Catalonian independence could one day become a catalyst for similar demands in other regions; besides, Catalonia as a newly formed state would apply for EU membership and as Catalonia is a rather wealthy part of Spain with a per capita GDP of just over 30,000 euros ($33,400) – the same as Scotland for that matter – would probably have no trouble getting in. What's more, a split would lead to serious economic concerns everywhere else in Spain as a key contributor to Spain's overall wealth would have left the nation.
From Brussels' EU administration's point of view, Catalonian independence in a post-Brexit world could indeed lead to copycats not only in Spain but everywhere else in Europe, where a newfound nationalism paired with populism mixed with euroskepticism is clearly on the rise. Once nationalism gradually becomes small-state nationalism in a sense of breakaway regions becoming republics or states in their very own right, today's EU and the way it functions would be no more. Brussels grudgingly accepts the fact that Brexit is now a certainty – it could not manage another "exit," neither from an existing member state nor from five or 10 newly formed "mini-states" that perhaps decide to not even join the EU in the first place.

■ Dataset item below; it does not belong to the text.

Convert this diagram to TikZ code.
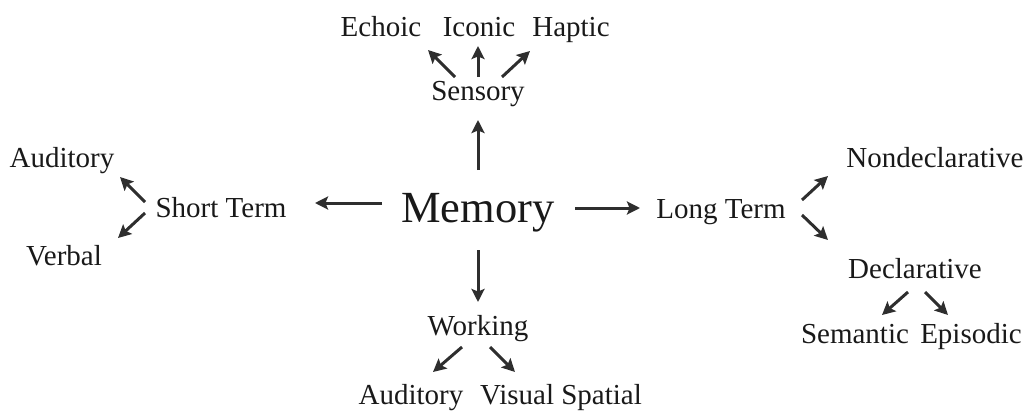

What is best for Catalonia?
Only if an independent Catalonia becomes a full EU member with its own vote in the Council of Ministers could it exercise leverage over Madrid for fair treatment; for example customs controls at a new border. Its economy would stay safe and its international relations, too. Having said that, an independent Catalonia outside the EU would have to come to terms with similar notions that arose in the north of Scotland: could we survive economically? How long would it take to agree on countless free trade deals? Would we get our own seat in the United Nations? What about foreign direct investment, tourism, education and health care? It would take a decade to sort things out, to put it mildly.
In conclusion: if Catalonia only wants to break away from Spain to send a signal to Madrid in a sense of "see, we did it," it would be extremely shortsighted. If the independence idea is, however, anchored in a much wider and honest belief in that smaller states can engage in better politics in the name of their electorates more easily and directly, the picture would change dramatically.
Regardless of the outcome – just like everywhere else, the electorate will ultimately vote with their paychecks and pockets and based on ideology – both sides, Madrid and Barcelona, should thus proceed with the utmost care.